A Guide for Music Citation - Chicago/Turabian Style

This guide supports music students by providing examples and tips for Chicago/Turabian style citation. It covers all types of music sources, including texts, scores, and recordings.

What to Include

In your Bibliography, you normally include every source you cite in your notes (for some exceptions, see below). If you want, you can also include other sources that were significant for your research.

The following sources are not generally included in a bibliography, unless they are of great significance for your research, but they should always be cited in footnotes:

  • Newspaper articles
  • Classical, Medieval, and early English literary works and some well-known English-language plays (e.g. Beowulf, Romeo and Juliet)
  • The Bible and other sacred works
  • Well-known reference works, such as major dictionaries and encyclopedias
  • Short published items, such as reviews of books or performances, abstracts, pamphlets, and reports
  • Unpublished interviews and personal communications, blog entries, online comments, and postings to electronic mailing lists
  • Individual documents in unpublished manuscript collections
  • Works of art and other visual sources, live performances, television, and other broadcast programs
  • The U.S. Constitution, legal cases, and statutes

Page Formatting

  • At the top of the first page, include the heading "Bibliography."
  • Leave two blank lines between the "Bibliography" heading and your first citation.
  • Each citation should be single-spaced with a 1/2-inch hanging indent.
  • Leave one blank line between each citation.

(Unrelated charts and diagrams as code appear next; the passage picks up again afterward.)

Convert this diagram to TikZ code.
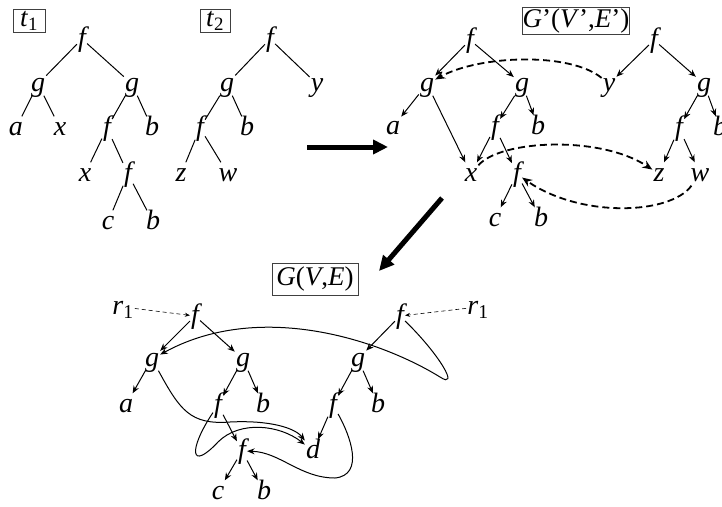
\documentclass[tikz,border=0pt]{standalone}
\usepackage{fontspec}
\setmainfont{Liberation Serif}
\usetikzlibrary{arrows.meta}
\begin{document}
\begin{tikzpicture}[x=1pt,y=-1pt,
  lab/.style={inner sep=1pt, text height=18pt, text depth=3pt, font=\fontsize{28}{30}\selectfont\itshape},
  tag/.style={draw=black!75, line width=0.8pt, inner sep=0pt, font=\fontsize{27}{29}\selectfont},
  tl/.style={line width=1pt},
  ed/.style={line width=1pt, -{Stealth[length=7.5pt,width=6pt]}},
  dsh/.style={line width=1.8pt, dash pattern=on 7pt off 4pt, -{Stealth[length=10pt,width=8pt]}},
  rdsh/.style={line width=0.6pt, dash pattern=on 4pt off 3pt, -{Stealth[length=5pt,width=4pt]}},
  bigarrow/.style={line width=5pt, -{Triangle[length=15pt,width=14pt]}}
]
\useasboundingbox (0,0) rectangle (722,506);

% ---------- t1 ----------
\node[tag, minimum width=32pt, minimum height=23pt] (t1box) at (29,21) {\textit{t}\textsubscript{1}};
\node[lab] (p1) at (82,39) {f};
\node[lab] (p2) at (38,84) {g};
\node[lab] (p3) at (132,84) {g};
\node[lab] (p4) at (16,128) {a};
\node[lab] (p5) at (60,128) {x};
\node[lab] (p6) at (107,128) {f};
\node[lab] (p7) at (152,128) {b};
\node[lab] (p8) at (85,174) {x};
\node[lab] (p9) at (128,174) {f};
\node[lab] (p10) at (108,222) {c};
\node[lab] (p11) at (153,222) {b};
\draw[tl] (p1)--(p2) (p1)--(p3) (p2)--(p4) (p2)--(p5) (p3)--(p6) (p3)--(p7)
          (p6)--(p8) (p6)--(p9) (p9)--(p10) (p9)--(p11);

% ---------- t2 ----------
\node[tag, minimum width=30pt, minimum height=23pt] (t2box) at (215,21) {\textit{t}\textsubscript{2}};
\node[lab] (q1) at (270,39) {f};
\node[lab] (q2) at (227,84) {g};
\node[lab] (q3) at (317,84) {y};
\node[lab] (q4) at (200,128) {f};
\node[lab] (q5) at (247,128) {b};
\node[lab] (q6) at (181,174) {z};
\node[lab] (q7) at (228,174) {w};
\draw[tl] (q1)--(q2) (q1)--(q3) (q2)--(q4) (q2)--(q5) (q4)--(q6) (q4)--(q7);

% ---------- big arrows ----------
\coordinate (ar1) at (307,147);
\coordinate (ar2) at (388,147);
\draw[bigarrow] (ar1) -- (ar2);
\coordinate (ad1) at (442,198);
\coordinate (ad2) at (379,271);
\draw[bigarrow] (ad1) -- (ad2);

% ---------- G' ----------
\node[tag, minimum width=107pt, minimum height=27pt] (gpbox) at (576,21) {\textit{G}’(\textit{V}’,\textit{E}’)};
\node[lab] (u1) at (470,40) {f};
\node[lab] (u2) at (427,84) {g};
\node[lab] (u3) at (522,84) {g};
\node[lab] (u4) at (393,127) {a};
\node[lab] (u5) at (495,127) {f};
\node[lab] (u6) at (538,127) {b};
\node[lab] (u7) at (471,174) {x};
\node[lab] (u8) at (517,174) {f};
\node[lab] (u9) at (495,219) {c};
\node[lab] (u10) at (541,219) {b};
\node[lab] (v1) at (654,40) {f};
\node[lab] (v2) at (609,84) {y};
\node[lab] (v3) at (704,84) {g};
\node[lab] (v4) at (679,128) {f};
\node[lab] (v5) at (720,128) {b};
\node[lab] (v6) at (659,174) {z};
\node[lab] (v7) at (700,174) {w};
\draw[ed] (u1)--(u2);
\draw[ed] (u1)--(u3);
\draw[ed] (u2)--(u4);
\draw[ed] (u2)--(u7);
\draw[ed] (u3)--(u5);
\draw[ed] (u3)--(u6);
\draw[ed] (u5)--(u7);
\draw[ed] (u5)--(u8);
\draw[ed] (u8)--(u9);
\draw[ed] (u8)--(u10);
\draw[ed] (v1)--(v2);
\draw[ed] (v1)--(v3);
\draw[ed] (v3)--(v4);
\draw[ed] (v3)--(v5);
\draw[ed] (v4)--(v6);
\draw[ed] (v4)--(v7);
\draw[dsh] (v2) .. controls (570,52) and (480,55) .. (u2);
\draw[dsh] (u7) .. controls (500,140) and (600,135) .. (v6);
\draw[dsh] (v7) .. controls (670,215) and (580,218) .. (u8);

% ---------- G ----------
\node[tag, minimum width=86pt, minimum height=32pt] (gbox) at (315,279) {\textit{G}(\textit{V},\textit{E})};
\node[lab] (rl) at (123,307) {r\textsubscript{\upshape 1}};
\node[lab] (w1) at (195,316) {f};
\node[lab] (w2) at (152,359) {g};
\node[lab] (w3) at (243,359) {g};
\node[lab] (w4) at (126,405) {a};
\node[lab] (w5) at (218,405) {f};
\node[lab] (w6) at (263,405) {b};
\node[lab] (w7) at (242,451) {f};
\node[lab] (w8) at (218,492) {c};
\node[lab] (w9) at (264,492) {b};
\node[lab] (dd) at (313,451) {d};
\node[lab] (x1) at (400,316) {f};
\node[lab] (rr) at (478,307) {r\textsubscript{\upshape 1}};
\node[lab] (x2) at (358,359) {g};
\node[lab] (x3) at (333,405) {f};
\node[lab] (x4) at (378,405) {b};
\draw[rdsh] (rl)--(w1);
\draw[rdsh] (rr)--(x1);
\draw[ed] (w1)--(w2);
\draw[ed] (w1)--(w3);
\draw[ed] (w2)--(w4);
\draw[ed] (w3)--(w5);
\draw[ed] (w3)--(w6);
\draw[ed] (w5)--(w7);
\draw[ed] (w7)--(w8);
\draw[ed] (w7)--(w9);
\draw[ed] (x1)--(x2);
\draw[ed] (x2)--(x3);
\draw[ed] (x2)--(x4);
\draw[ed] (x3)--(dd);
\draw[ed] (x1) .. controls (440,355) and (460,390) .. (440,377) .. controls (380,340) and (260,300) .. (w2);
\draw[ed] (w2) .. controls (180,410) and (190,425) .. (230,422) .. controls (270,420) and (295,428) .. (dd);
\draw[ed] (w5) .. controls (188,450) and (190,472) .. (218,442) .. controls (240,420) and (280,425) .. (dd);
\draw[ed] (x3) .. controls (350,435) and (365,475) .. (335,478) .. controls (300,478) and (280,452) .. (w7);
\end{tikzpicture}
\end{document}
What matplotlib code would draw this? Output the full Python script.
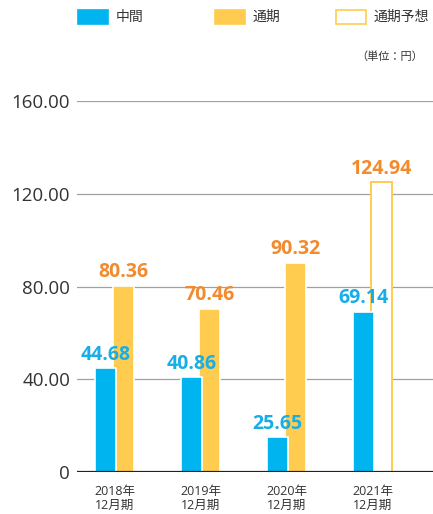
import matplotlib
matplotlib.use("Agg")
import matplotlib.pyplot as plt
import matplotlib.patches as mpatches
import numpy as np

plt.rcParams['font.family'] = ['Open Sans', 'Noto Sans CJK JP', 'DejaVu Sans']

# données
categories = ["2018年\n12月期", "2019年\n12月期", "2020年\n12月期", "2021年\n12月期"]
interim = [44.68, 40.86, 25.65, 69.14]
# hauteur tracée dans l'original (la barre 2020 y est plus courte que son étiquette)
interim_drawn = [44.68, 40.86, 15.0, 69.14]
full_year = [80.36, 70.46, 90.32, None]
forecast = [None, None, None, 124.94]
yticks = [0, 40, 80, 120, 160]
ytick_labels = ["0", "40.00", "80.00", "120.00", "160.00"]

BLUE = "#00b5ef"
YELLOW = "#ffcc4f"
ORANGE = "#f28a2e"
BLUE_TXT = "#17aee8"
GRID = "#a0a0a0"
TXT = "#333333"

fig = plt.figure(figsize=(4.33, 5.14), dpi=100)
ax = fig.add_axes([77/433, 1 - 472/514, 1 - 77/433, (472 - 101)/514])

x = np.arange(len(categories))
w = 0.245
off = 0.105
lab_kw = dict(textcoords="offset points", ha="center", va="bottom",
              fontsize=14, fontweight="bold", zorder=6)

# gridlines
for yt in yticks[1:]:
    ax.axhline(yt, color=GRID, lw=0.9, zorder=0)
ax.axhline(0, color="#222222", lw=1.6, zorder=5)

# barres
for i in range(len(categories)):
    if full_year[i] is not None:
        ax.bar(x[i] + off, full_year[i], w, color=YELLOW, edgecolor="white", lw=1.2, zorder=2)
        ax.annotate(f"{full_year[i]:.2f}", (x[i] + off, full_year[i]), xytext=(0, 2.5),
                    color=ORANGE, **lab_kw)
    if forecast[i] is not None:
        ax.bar(x[i] + off, forecast[i], w, color="white", edgecolor=YELLOW, lw=1.4, zorder=2)
        ax.annotate(f"{forecast[i]:.2f}", (x[i] + off, forecast[i]), xytext=(0, 2.5),
                    color=ORANGE, **lab_kw)
    ax.bar(x[i] - off, interim_drawn[i], w, color=BLUE, edgecolor="white", lw=1.2, zorder=3)
    ax.annotate(f"{interim[i]:.2f}", (x[i] - off, interim_drawn[i]), xytext=(0, 2.5),
                color=BLUE_TXT, **lab_kw)

ax.set_xlim(-0.436, 3.70)
ax.set_ylim(0, 160)
ax.set_yticks(yticks)
ax.set_yticklabels(ytick_labels, fontsize=13.5, color=TXT)
ax.set_xticks(x)
ax.set_xticklabels(categories, fontsize=9, color=TXT, linespacing=1.15)
ax.tick_params(axis="y", length=0, pad=5)
ax.tick_params(axis="x", length=0, pad=9)
for s in ax.spines.values():
    s.set_visible(False)

# légende
def leg_item(x0, label, face, edge):
    r = mpatches.Rectangle((x0/433, 1 - 24/514), 30/433, 14/514, transform=fig.transFigure,
                           facecolor=face, edgecolor=edge, lw=1.2)
    fig.patches.append(r)
    fig.text((x0 + 38)/433, 1 - 17/514, label, fontsize=10, color=TXT, va="center", ha="left")

leg_item(78, "中間", BLUE, BLUE)
leg_item(215, "通期", YELLOW, YELLOW)
leg_item(336, "通期予想", "white", YELLOW)
fig.text(423/433, 1 - 57/514, "（単位：円）", fontsize=8, color=TXT, ha="right", va="center")

fig.savefig("out.png", dpi=100)
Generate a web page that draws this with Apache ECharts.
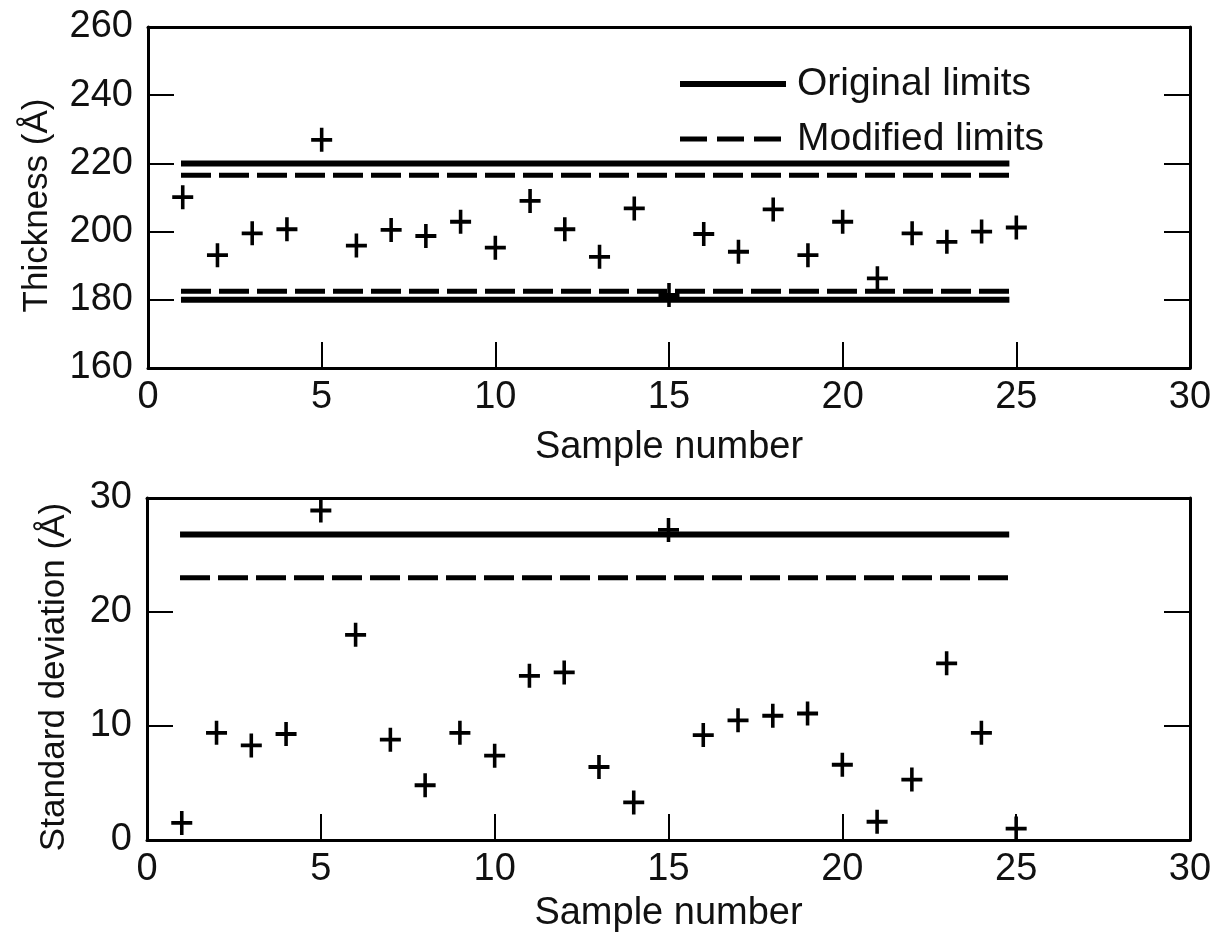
<!DOCTYPE html>
<html>
<head>
<meta charset="utf-8">
<script src="https://cdn.jsdelivr.net/npm/echarts@6/dist/echarts.min.js"></script>
<style>
html,body{margin:0;padding:0;background:#fff;}
#chart{width:1219px;height:942px;}
</style>
</head>
<body>
<div id="chart"></div>
<script>
// ---- data ----
const samples = [1,2,3,4,5,6,7,8,9,10,11,12,13,14,15,16,17,18,19,20,21,22,23,24,25];
const thickness = [210.1,193.1,199.5,200.7,226.9,195.9,200.5,198.7,202.9,195.3,209.0,200.7,192.6,206.8,181.4,199.3,194.1,206.5,193.1,202.9,186.3,199.5,197.0,200.0,201.2];
const stdDev = [1.5,9.4,8.3,9.3,28.9,18.0,8.8,4.8,9.4,7.4,14.4,14.7,6.4,3.3,27.2,9.2,10.5,10.9,11.1,6.6,1.6,5.3,15.5,9.4,1.0];
const limitRange = [0.95, 24.8];
const thicknessOriginalLimits = [220, 180];
const thicknessModifiedLimits = [216.5, 182.5];
const sdOriginalLimit = [26.8];
const sdModifiedLimit = [23.0];
const xTicks = [0, 30, 5];          // min, max, interval
const thicknessTicks = [160, 260, 20];
const sdTicks = [0, 30, 10];

const FONT = '"Liberation Sans", Arial, sans-serif';
const INK = '#111';
const plusPath = 'path://M8.3,0 H11.7 V8.4 H20 V11.6 H11.7 V20 H8.3 V11.6 H0 V8.4 H8.3 Z';

function pairs(ys){ return samples.map((s,i)=>[s, ys[i]]); }
function limitLine(v){ return [[limitRange[0], v],[limitRange[1], v]]; }

const solidStyle = {color:'#000', width:6, type:'solid'};
const dashStyle = {color:'#000', width:5, type:[30,8]};

function xAxisPair(gi, nameGap){
  return [
    {type:'value', gridIndex:gi, min:xTicks[0], max:xTicks[1], interval:xTicks[2], position:'bottom',
     axisLine:{show:true, onZero:false, lineStyle:{color:'#000', width:3}},
     axisTick:{show:true, inside:true, length:26, lineStyle:{color:'#000', width:2}},
     axisLabel:{fontSize:38, color:INK, margin:11, fontFamily:FONT},
     splitLine:{show:false},
     name:'Sample number', nameLocation:'middle', nameGap:nameGap,
     nameTextStyle:{fontSize:38, color:INK, fontFamily:FONT}},
    {type:'value', gridIndex:gi, min:xTicks[0], max:xTicks[1], interval:xTicks[2], position:'top',
     axisLine:{show:true, onZero:false, lineStyle:{color:'#000', width:3}},
     axisTick:{show:false}, axisLabel:{show:false}, splitLine:{show:false}}
  ];
}
function yAxisPair(gi, ticks, name, nameGap){
  return [
    {type:'value', gridIndex:gi, min:ticks[0], max:ticks[1], interval:ticks[2], position:'left',
     axisLine:{show:true, onZero:false, lineStyle:{color:'#000', width:3}},
     axisTick:{show:true, inside:true, length:26, lineStyle:{color:'#000', width:2}},
     axisLabel:{fontSize:38, color:INK, margin:15, fontFamily:FONT},
     splitLine:{show:false},
     name:name, nameLocation:'middle', nameGap:nameGap, nameRotate:90,
     nameTextStyle:{fontSize:35, color:INK, fontFamily:FONT, padding:[0,16,0,0]}},
    {type:'value', gridIndex:gi, min:ticks[0], max:ticks[1], interval:ticks[2], position:'right',
     axisLine:{show:true, onZero:false, lineStyle:{color:'#000', width:3}},
     axisTick:{show:true, inside:true, length:26, lineStyle:{color:'#000', width:2}},
     axisLabel:{show:false}, splitLine:{show:false}}
  ];
}

const xs = xAxisPair(0, 61).concat(xAxisPair(1, 55));
const ys = yAxisPair(0, thicknessTicks, 'Thickness (Å)', 93).concat(yAxisPair(1, sdTicks, 'Standard deviation (Å)', 75));

function scatter(xi, yi, data){
  return {type:'scatter', xAxisIndex:xi, yAxisIndex:yi, data:data, symbol:plusPath,
    symbolSize:[21,24], itemStyle:{color:'#000', opacity:1}, silent:true, z:5};
}
function lim(name, xi, yi, v, style){
  return {type:'line', name:name, xAxisIndex:xi, yAxisIndex:yi, data:limitLine(v),
    symbol:'none', showSymbol:false, lineStyle:style, itemStyle:{color:'#000'}, silent:true, z:3};
}

const series = [
  lim('Original limits', 0, 0, thicknessOriginalLimits[0], solidStyle),
  lim('Original limits', 0, 0, thicknessOriginalLimits[1], solidStyle),
  lim('Modified limits', 0, 0, thicknessModifiedLimits[0], dashStyle),
  lim('Modified limits', 0, 0, thicknessModifiedLimits[1], dashStyle),
  scatter(0, 0, pairs(thickness)),
  lim('Original limits', 2, 2, sdOriginalLimit[0], solidStyle),
  lim('Modified limits', 2, 2, sdModifiedLimit[0], dashStyle),
  scatter(2, 2, pairs(stdDev))
];

const chart = echarts.init(document.getElementById('chart'), null, {renderer:'canvas'});
chart.setOption({
  animation:false,
  backgroundColor:'#fff',
  grid:[
    {left:148, right:29, top:27, height:341},
    {left:147, right:29, top:498, height:342}
  ],
  legend:{
    orient:'vertical', left:672, top:59, itemWidth:106, itemHeight:14, itemGap:15,
    selectedMode:false,
    data:[
      {name:'Original limits', itemStyle:{opacity:0}, lineStyle:{width:6, type:'solid', color:'#000'}},
      {name:'Modified limits', itemStyle:{opacity:0}, lineStyle:{width:5, type:[27,10], color:'#000'}}
    ],
    textStyle:{fontSize:39, color:INK, fontFamily:FONT, lineHeight:40, padding:[0,0,0,6]}
  },
  xAxis:xs,
  yAxis:ys,
  series:series
});
</script>
</body>
</html>
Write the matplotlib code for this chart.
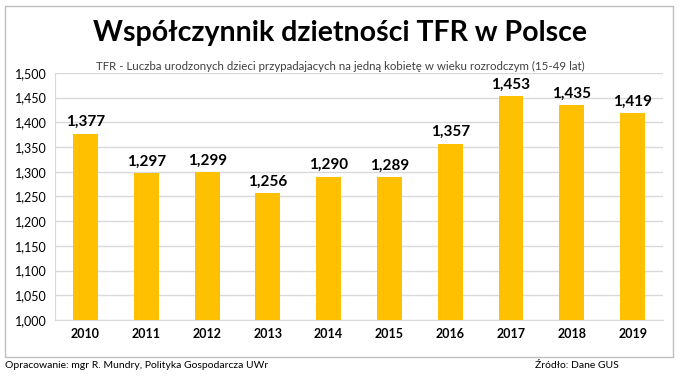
import numpy as np
import matplotlib.pyplot as plt
from matplotlib.patches import Rectangle

years = ['2010', '2011', '2012', '2013', '2014', '2015', '2016', '2017', '2018', '2019']
tfr = [1.377, 1.297, 1.299, 1.256, 1.290, 1.289, 1.357, 1.453, 1.435, 1.419]
yticks = [1.000, 1.050, 1.100, 1.150, 1.200, 1.250, 1.300, 1.350, 1.400, 1.450, 1.500]

plt.rcParams['font.family'] = ['Lato', 'DejaVu Sans']

fig = plt.figure(figsize=(6.8, 3.76), dpi=100)
fig.patches.append(Rectangle((0.008, 0.05), 0.982, 0.935, transform=fig.transFigure,
                             fill=False, edgecolor='#BFBFBF', lw=1))

ax = fig.add_axes([0.081, 0.149, 0.894, 0.657])
x = np.arange(len(years))
ax.bar(x, tfr, width=0.41, color='#FFC000', zorder=3)
for xi, v in zip(x, tfr):
    ax.text(xi, v + 0.009, f'{v:.3f}'.replace('.', ','), ha='center', va='bottom',
            fontsize=11, fontweight='bold', color='#000000', zorder=4)

ax.set_ylim(1.0, 1.5)
ax.set_xlim(-0.5, len(years) - 0.5)
ax.set_yticks(yticks)
ax.set_yticklabels([f'{t:.3f}'.replace('.', ',') for t in yticks], fontsize=9)
ax.set_xticks(x)
ax.set_xticklabels(years, fontsize=9, fontweight='bold')
ax.grid(axis='y', color='#D9D9D9', lw=1, zorder=0)
for s in ['top', 'right']:
    ax.spines[s].set_visible(False)
ax.spines['left'].set_color('#D9D9D9')
ax.spines['bottom'].set_color('#D9D9D9')
ax.tick_params(length=0, pad=6)

fig.text(0.5, 0.912, 'Współczynnik dzietności TFR w Polsce', ha='center', va='center',
         fontsize=20.5, fontweight='bold')
fig.text(0.5, 0.823, 'TFR - Luczba urodzonych dzieci przypadajacych na jedną kobietę w wieku rozrodczym (15-49 lat)',
         ha='center', va='center', fontsize=8.3, color='#404040')
fig.text(0.008, 0.028, 'Opracowanie: mgr R. Mundry, Polityka Gospodarcza UWr', ha='left', va='center',
         fontsize=7.5)
fig.text(0.787, 0.028, 'Źródło: Dane GUS', ha='left', va='center', fontsize=7.5)

fig.savefig('out.png', dpi=100)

To create a hanging indent (PC or Mac): Highlight your citations and press Ctrl + t

Arrangement of Entries

List your citations alphabetically by author last name. When there is no author, alphabetize by the first word/name in the citation.


College Music Society. Directory of Music Faculties in Colleges and Universities, U.S. and Canada, 2013-2014. Binghamton, NY: College Music Society, 2013.

Lexikon des Klaviers. S.v. "Feurich," by Lydia Rilling. Laaber, Germany: Laaber, 2006.

Liszt, Franz. “Les Préludes.” In Famous Symphonic Poems in Score, edited and devised by Albert E. Wier, 52–74. Miniature Score Series. New York: Bonanza Books, 1938.

Repeating Author Names

When your bibliography includes multiple items by the same author, do not repeat the author's name. Write the first citation normally. In the following citations, replace the name with three em dashes.


Taruskin, Richard. The Danger of Music and Other Anti-Utopian Essays. Berkeley: University of California Press, 2009.

———. Text and Act: Essays on Music and Performance. New York: Oxford University Press, 1995.

———, and Piero Weiss, eds. Music in the Western World: A History in Documents. New York: Schirmer Books, 1984.